• PROBLEM REQUIREMENTS:
Begin at the first line of the data and copy each line through the one containing "from matplotlib.transforms import", that line included, with no pictures.

• RAW DATA:
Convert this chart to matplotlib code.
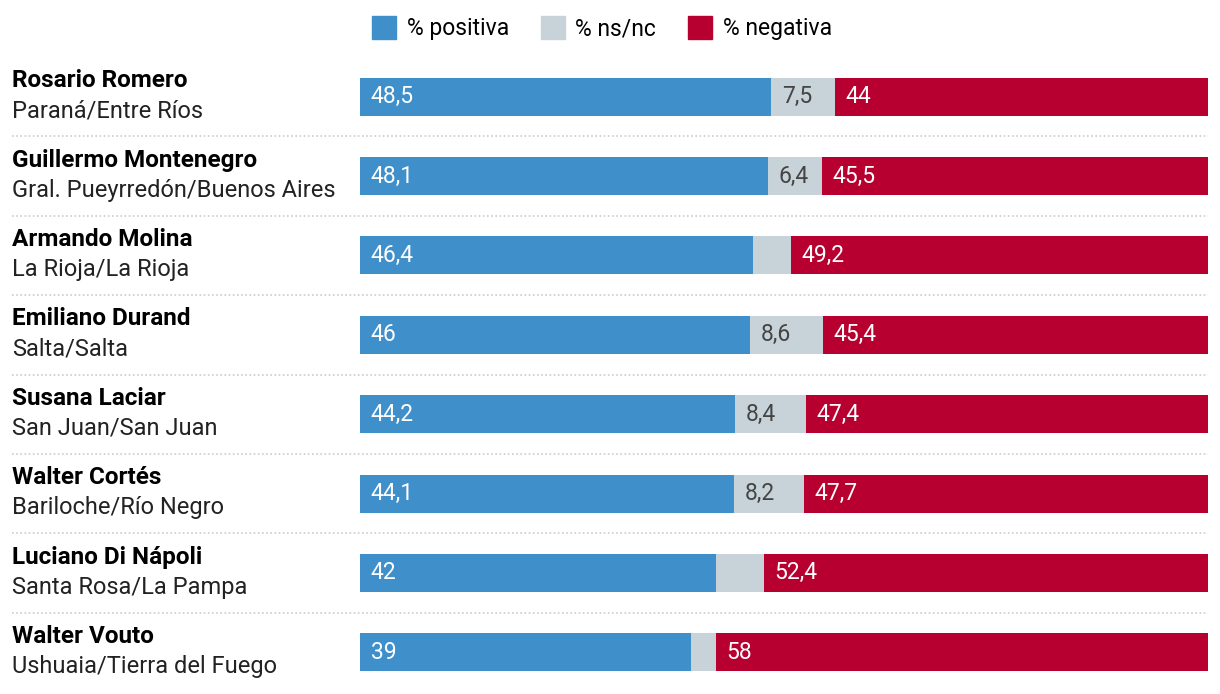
import matplotlib.pyplot as plt
from matplotlib.patches import Patch
from matplotlib.transforms import blended_transform_factory

# datos
nombres = ["Rosario Romero", "Guillermo Montenegro", "Armando Molina", "Emiliano Durand",
           "Susana Laciar", "Walter Cortés", "Luciano Di Nápoli", "Walter Vouto"]
ciudades = ["Paraná/Entre Ríos", "Gral. Pueyrredón/Buenos Aires", "La Rioja/La Rioja", "Salta/Salta",
            "San Juan/San Juan", "Bariloche/Río Negro", "Santa Rosa/La Pampa", "Ushuaia/Tierra del Fuego"]
positiva = [48.5, 48.1, 46.4, 46, 44.2, 44.1, 42, 39]
nsnc = [7.5, 6.4, 4.4, 8.6, 8.4, 8.2, 5.6, 3]
negativa = [44, 45.5, 49.2, 45.4, 47.4, 47.7, 52.4, 58]

azul = "#3f8fcb"
gris = "#c8d3d9"
rojo = "#b70030"

plt.rcParams['font.family'] = ['Roboto', 'DejaVu Sans']

fig = plt.figure(figsize=(12.2, 6.94), dpi=100)
ax = fig.add_axes([360 / 1220, 2 / 694, 848 / 1220, 635 / 694])

filas = list(range(len(nombres)))
izq_neg = [p + n for p, n in zip(positiva, nsnc)]
ax.barh(filas, positiva, height=0.48, color=azul)
ax.barh(filas, nsnc, left=positiva, height=0.48, color=gris)
ax.barh(filas, negativa, left=izq_neg, height=0.48, color=rojo)

def fmt(v):
    return f"{v:g}".replace(".", ",")

# etiquetas de valores
for i in filas:
    ax.text(1.25, i, fmt(positiva[i]), color="white", va="center", fontsize=16.5)
    if nsnc[i] >= 6:
        ax.text(positiva[i] + 1.25, i, fmt(nsnc[i]), color="#444444", va="center", fontsize=16.5)
    ax.text(izq_neg[i] + 1.25, i, fmt(negativa[i]), color="white", va="center", fontsize=16.5)

# nombres y ciudades
bt = blended_transform_factory(fig.transFigure, ax.transData)
for i in filas:
    ax.text(12 / 1220, i - 0.2, nombres[i], transform=bt, fontsize=17.5, fontweight="bold",
            va="center", ha="left", color="black", clip_on=False)
    ax.text(12 / 1220, i + 0.18, ciudades[i], transform=bt, fontsize=17,
            va="center", ha="left", color="#222222", clip_on=False)

# separadores punteados
for i in filas[:-1]:
    ax.plot([12 / 1220, 1208 / 1220], [i + 0.5, i + 0.5], transform=bt, color="#cccccc",
            linestyle=(0, (1, 1.5)), linewidth=1.2, clip_on=False)

ax.set_xlim(0, 100)
ax.set_ylim(7.5, -0.5)
ax.axis("off")

handles = [Patch(color=azul, label="% positiva"), Patch(color=gris, label="% ns/nc"),
           Patch(color=rojo, label="% negativa")]
fig.legend(handles=handles, loc="center", bbox_to_anchor=(602 / 1220, 1 - 28 / 694), ncol=3,
           frameon=False, fontsize=16.5, handlelength=1.05, handleheight=1.2,
           handletextpad=0.45, columnspacing=1.4)

fig.savefig("out.png", dpi=100)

• SOLVED PROBLEM:
Convert this chart to matplotlib code.
import matplotlib.pyplot as plt
from matplotlib.patches import Patch
from matplotlib.transforms import blended_transform_factory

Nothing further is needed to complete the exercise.